Charlie owns a restaurant.
Charlie’s new restaurant opened two months ago, in the office complex where a friend works north of Wilmington, Delaware. I’d previously declared the site bad restaurant magic, because in two years my friend has watched three cafés tank there. If you’ve ever worked in the restaurant business, you may know that belief in restaurant voodoo is strong—many professionals won’t move in to a location that’s had more than one or two failures in it. It’s not voodoo, of course, it’s a combination of location, which may be bad to begin with, and the lasting image in potential customers’ minds of the horrors of past restaurants that were located there.
That’s a discussion for another day.
I first heard about Charlie on his opening day, when he came by personally to introduce himself to my friend, and hand out a menu from his new place just hours before he was scheduled to open. A restaurateur who is so confident that he can walk away for an hour on opening day is my kind of guy. The story stuck with me.
I’d nearly forgotten about Charlie when he came by my friend’s office with a fresh menu, to say hello and let them know it was his one-month anniversary. Naturally, friend reported this event to me, because he saw there was a story in it. Now they look forward to chatting with Charlie.
Has Charlie been reading the Maximum Customer Experience Blog?
How Charlie gets customers jazzed
1. He visits frequently enough but not too often: Right about when they might have forgotten him otherwise
2. He comes by with a relevant, positive, non-pushy message: “Brought you a new menu, just a reminder that it’s our one-month anniversary”
3. He comes at the perfect time to capture hungry office workers: After they’ve settled in, but well before lunch so they have time to think about trying out Charlie’s (since he’s such a nice guy and all)
What’s the ROI of all this great effort?
Have you eaten at Charlie’s? I ask. Um, no, he says sheepishly.
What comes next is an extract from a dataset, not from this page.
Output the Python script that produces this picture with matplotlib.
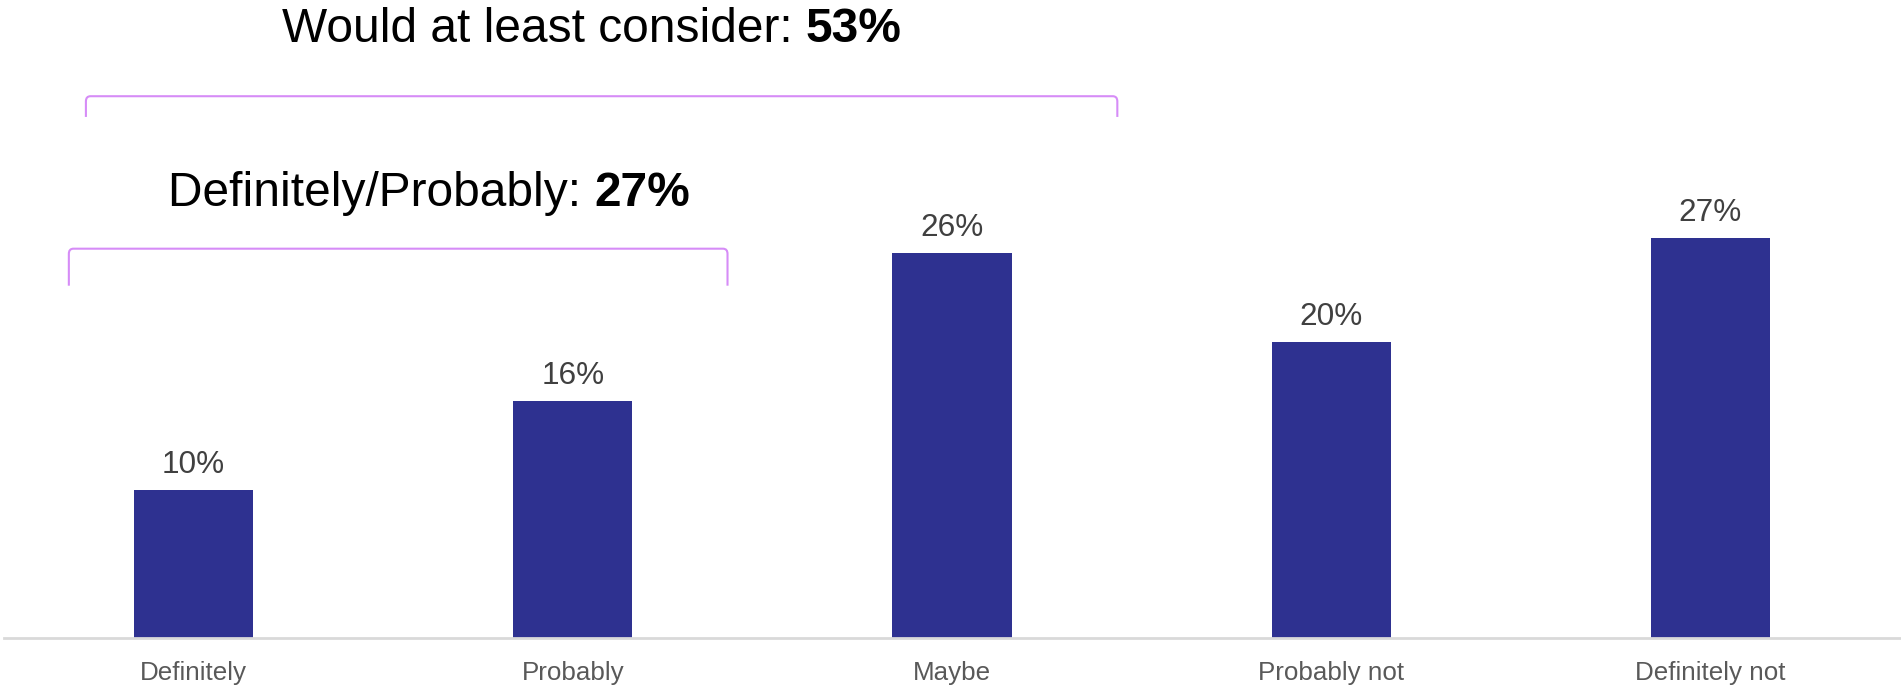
import matplotlib
matplotlib.use("Agg")
import matplotlib.pyplot as plt
from matplotlib.path import Path
from matplotlib.patches import PathPatch

plt.rcParams['font.family'] = ['Liberation Sans', 'DejaVu Sans']

categories = ["Definitely", "Probably", "Maybe", "Probably not", "Definitely not"]
values = [10, 16, 26, 20, 27]
value_labels = ["10%", "16%", "26%", "20%", "27%"]

summary_outer = ("Would at least consider: ", "53%")
summary_inner = ("Definitely/Probably: ", "27%")

BAR_COLOR = "#2E3190"
BRACKET_COLOR = "#D68CF7"

W, H = 1901, 688
fig = plt.figure(figsize=(W / 100, H / 100), dpi=100)
ax = fig.add_axes([4 / W, 50 / H, 1896 / W, 638 / H])

x = list(range(len(categories)))
bars = ax.bar(x, values, width=0.314, color=BAR_COLOR, zorder=2)

ax.set_xlim(-0.5, len(categories) - 0.5)
ax.set_ylim(0, 43.1)

for spine in ["top", "right", "left"]:
    ax.spines[spine].set_visible(False)
ax.spines["bottom"].set_color("#D9D9D9")
ax.spines["bottom"].set_linewidth(2)
ax.set_yticks([])
ax.set_xticks(x)
ax.set_xticklabels(categories, fontsize=18.7, color="#595959")
ax.tick_params(axis="x", length=0, pad=16.5)

for rect, lab in zip(bars, value_labels):
    ax.annotate(lab, xy=(rect.get_x() + rect.get_width() / 2, rect.get_height()),
                xytext=(0, 12.5), textcoords="offset points",
                ha="center", va="baseline", fontsize=22.7, color="#404040")


def bracket(x0, x1, y_top, y_bot, r_x=0.012, r_y=0.35):
    verts = [
        (x0, y_bot), (x0, y_top - r_y), (x0, y_top), (x0 + r_x, y_top),
        (x1 - r_x, y_top), (x1, y_top), (x1, y_top - r_y), (x1, y_bot),
    ]
    codes = [
        Path.MOVETO, Path.LINETO, Path.CURVE3, Path.CURVE3,
        Path.LINETO, Path.CURVE3, Path.CURVE3, Path.LINETO,
    ]
    ax.add_patch(PathPatch(Path(verts, codes), facecolor="none",
                           edgecolor=BRACKET_COLOR, linewidth=1.5,
                           clip_on=False, zorder=3))


bracket(-0.284, 2.436, 36.6, 35.2)
bracket(-0.329, 1.408, 26.3, 23.8)


def summary(xpx, base_px, parts):
    t1 = fig.text(xpx / W, 1 - base_px / H, parts[0], ha="left", va="baseline",
                  fontsize=34.5, color="black")
    fig.canvas.draw()
    ax.annotate(parts[1], xy=(1, 0), xycoords=t1, ha="left", va="bottom",
                fontsize=34.5, fontweight="bold", color="black",
                annotation_clip=False)


summary(282, 42, summary_outer)
summary(168, 206, summary_inner)

fig.savefig("out.png", dpi=100, facecolor="white")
I try to go home for lunch most of the time.
Nearly everyone I work with, and almost every person I’ve told about meeting Charlie (and I’ve told quite a few), has. I’ve heard back from them. Trust me, the word-of-mouth has been way better than if I’d wandered over for a turkey sandwich myself, he tells me.
So Charlie—I’m pulling for you, man. You’re doing a lot of things right. And the funny thing is, now that I’m writing about it, I can feel good magic working on me. I’m gonna have to drag my friend out of his home-for-lunch routine and we’ll both go try it out.
We can learn a lot from Charlie.
Does reaching out like Charlie sound like a lot of work, or a way to be friendly and see beyond your own front door? How could you benefit from extending your reach so naturally?